Tuesday, May 19, 2015


For me, one of the hardest things is watching the final season of a cherished or much-enjoyed television series. There have been quite a few for me, some of which inflicted that weird melancholy I experience when things are coming to an end, in real life or fantasy. There have been many really good series that I loved and completed: BAND OF BROTHERS, BATTLESTAR GALLACTICA, CARNIVALE, DEADWOOD, DEXTER, LOST, M*A*S*H, MIAMI VICE, OZ, ROME, SOPRANOS, SPARTACUS, STAR TREK (all of them), and X-FILES. All of them I watched on dvd. There are several others that I am still engaged in. I like these types of shows, especially if well written and interesting, with good acting and characters. I am about to wrap up a few more, such as JUSTIFIED. One day I will have to rank all of them for my readers, few that they are.

But today, I celebrate the conclusions of two of my long-time favorites, and it is sad to see them go. The first is BOARDWALK EMPIRE, featuring the excellent Steve Buscemi. based largely on the historical development of organized crime in New Jersey, New York, and Chicago during the Great Depression, and featuring appearances by many real life individuals, I loved the costumes and sets and the complicated stories. You never knew when there would be a weird twist or the sudden demise of a favored character. And the bad guys were complex and often funny. Michael Shannon was good, although too grim and stiff at times. I liked when slips of humor wiggled past the facade. I never totally warmed to Shea Whigham's Eli nor Kelly Macdonald's Margaret, although they did fine jobs and are good actors. Stephen Graham was amazing and disturbing as Al Capone. Jack Huston's Harrow must have been harrowing (ba dum dum) to play, and I thought he was very good. There were many other good actors, and even the smaller and bit parts were well cast. I enjoyed how in the final season they did some backtracking and explained some of the development of the characters and how they fit together. It was a really fine series.

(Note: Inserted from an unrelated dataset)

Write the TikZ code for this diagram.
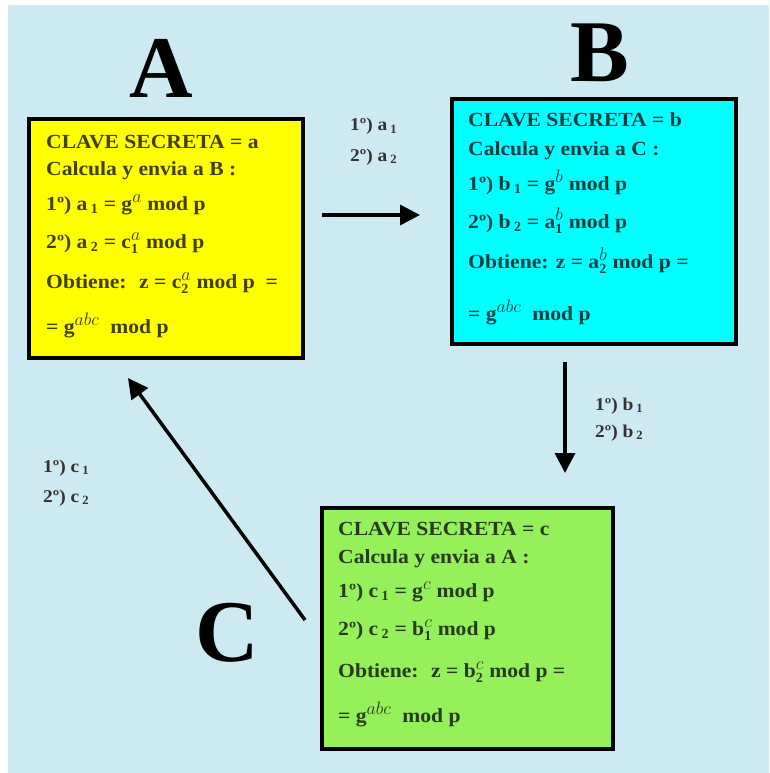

Last night I finished SONS OF ANARCHY, a really good series about life in a California biker gang with dark secrets, but that was hard on the emotions. I was surprised that quite a few characters survived in the end, many of whom I thought surely would get the early axe. Charlie Hunnam was pretty consistent and excellent in the lead role as Jax, and you have to give a lot of credit to Katie Sagal (Gemma) and Ron Perlman (Clay) for doing a wonderful job in their roles. There were so many good actors: Kim Coates (the crazed and unpredictable Tig), Dayton Callie (Unser), Ryan Hurst (Opie), Jimmy Smits (Nero, who I thought was consistently excellent), Niko Nicotero (Rat), Drea de Matteo (Wendy, who managed to shed her role in SOPRANOS), Emilio Rivera (Marcus, who was also consistently good), and Theo Rossi (as Juice, whose work seemed to get better and better as the show progressed). My favorite character, however, was Tommy Flanagan, as Chibs, the ultra-loyal and rock-solid right-hand Irish vice president of the club. I also liked Mark Boone as Bobby. Again, there were many really good smaller roles, and casting was wonderful, but for their looks and the professionalism of their acting, I thought. You never felt they were just going through the motions. The producers also got in enough salacious stuff, but didn't turn it into SPARTACUS. Here were bad guys that you still rooted for. I will miss them.